My name is Tal Ben-Shahar. I’m a student and teacher in the field of happiness studies, and my most recent book is ”Happier, No Matter What”.
There is a very important concept that was introduced by Nassim Taleb, and that is antifragility. Antifragility is essentially resilience 2.0. Resilience 1.0 is when we put pressure on a system. After the pressure is lifted, that system goes back to its original form. Antifragility takes this idea a step further. You put pressure on a system. It actually grows bigger, stronger. We see antifragile systems all around us and within us. For example, our muscular system. We go to the gym and we lift weights. We’re putting pressure on our muscles. What happens as a result, we actually grow stronger. We’re an antifragile system.
On the psychological level, you know what that’s called? PTG, post-traumatic growth. So where post-traumatic stress disorder, PTSD, is about breaking down, post-traumatic growth is about growing stronger as a result of the pressure of stress. It’s antifragility. The role of the science of happiness is to teach us what conditions we can put in place to increase the likelihood of growing from hardship.

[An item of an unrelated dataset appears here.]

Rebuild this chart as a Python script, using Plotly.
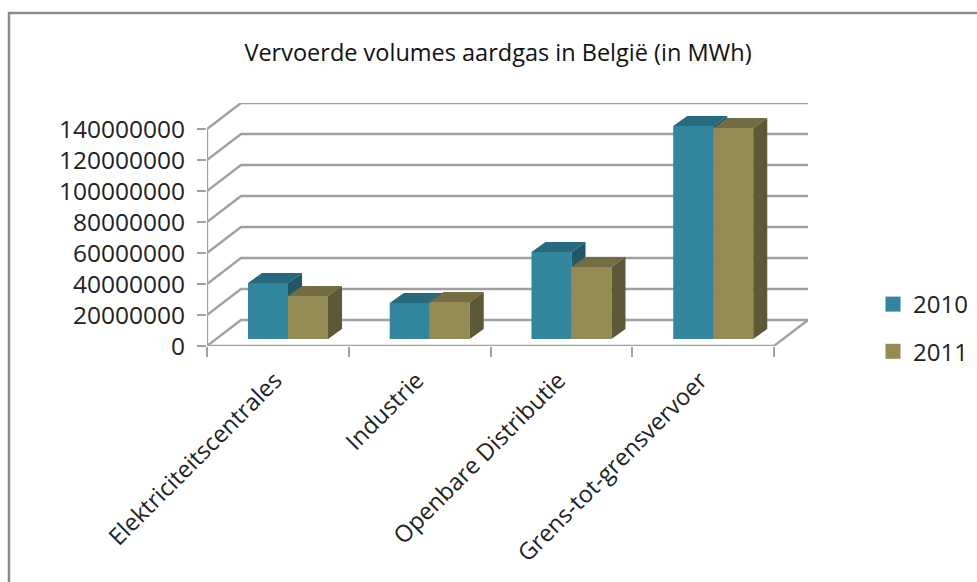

Now, there is a paradox when it comes to pursuing happiness. On the one hand, we know that happiness is a good thing, whether in and of itself or as a means toward other ends. At the same time, we also know from research by Iris Moss and others, that people who say to themselves, “Happiness is important for me, I want to pursue it,” those individuals actually end up being less happy. In fact, they’re more likely to experience depression. So the paradox is that on the one hand, happiness is clearly a good thing. On the other hand, valuing it as a good thing is problematic.
So what do we do? The way to resolve this paradox is that we pursue happiness indirectly.
Think about sunlight. So if I look at the sun directly, it’s going to hurt my eyes. However, if I break down sunlight into its elements, into its constituents, I can look at the colors of the rainbow. So I’m indirectly looking at the sunlight, enjoying it, savoring it. In the same way, pursuing happiness directly can cause more harm than good. But breaking it down into its elements can lead us to enjoy the indirect pursuit of happiness and by extension to raise our overall levels of happiness. What are the metaphorical colors of the rainbow when it comes to happiness? Here we have what I’ve come to call the SPIRE model. And it can trigger the antifragile system.
SPIRE is an acronym that stands for Spiritual, Physical, Intellectual, Relational, and finally, Emotional well-being. Spirituality is about finding a sense of meaning and purpose in life, at work, and at home. If you wake up in the morning with a purpose, you’re more likely to overcome barriers.
When it comes to physical well-being, the most important idea to look at is stress, the silent killer. In the United States, more than half of the employees do not use up their vacation time. And even those that do, close to half are still tethered to their work. The problem is not the stress; it’s the lack of recovery.
With intellectual well-being, there’s research showing that people who are curious, who ask questions are not just happier. They also live longer. Another important element is not just asking questions. It’s deeply engaging with the material. It can be text, a work of art, even nature.
Relational well-being is very important. The number one predictor of happiness is the quality time we spend with people we care about and who care about us. And it turns out the number one condition that we can put in place to increase the likelihood of antifragility of growing through hardship is the quality of our relationships.
Finally, emotional well-being. So embracing painful emotions is critical, but how do we then cultivate pleasurable ones? Specifically, the emotion of gratitude. Cicero talked about gratitude as the mother of all virtues. When we appreciate the good in our life, we have more of it.
So happiness is much more than pleasure. Happiness is whole-being. These five elements together create that sunlight: happiness. I don’t think there is a point before which one is unhappy after which one is happy. Rather, happiness resides on a continuum. It’s a lifelong journey. And knowing that, we can have realistic rather than unrealistic expectations about what is possible. I do not think that things necessarily happen for the best. However, we can learn to make the best of things that happen.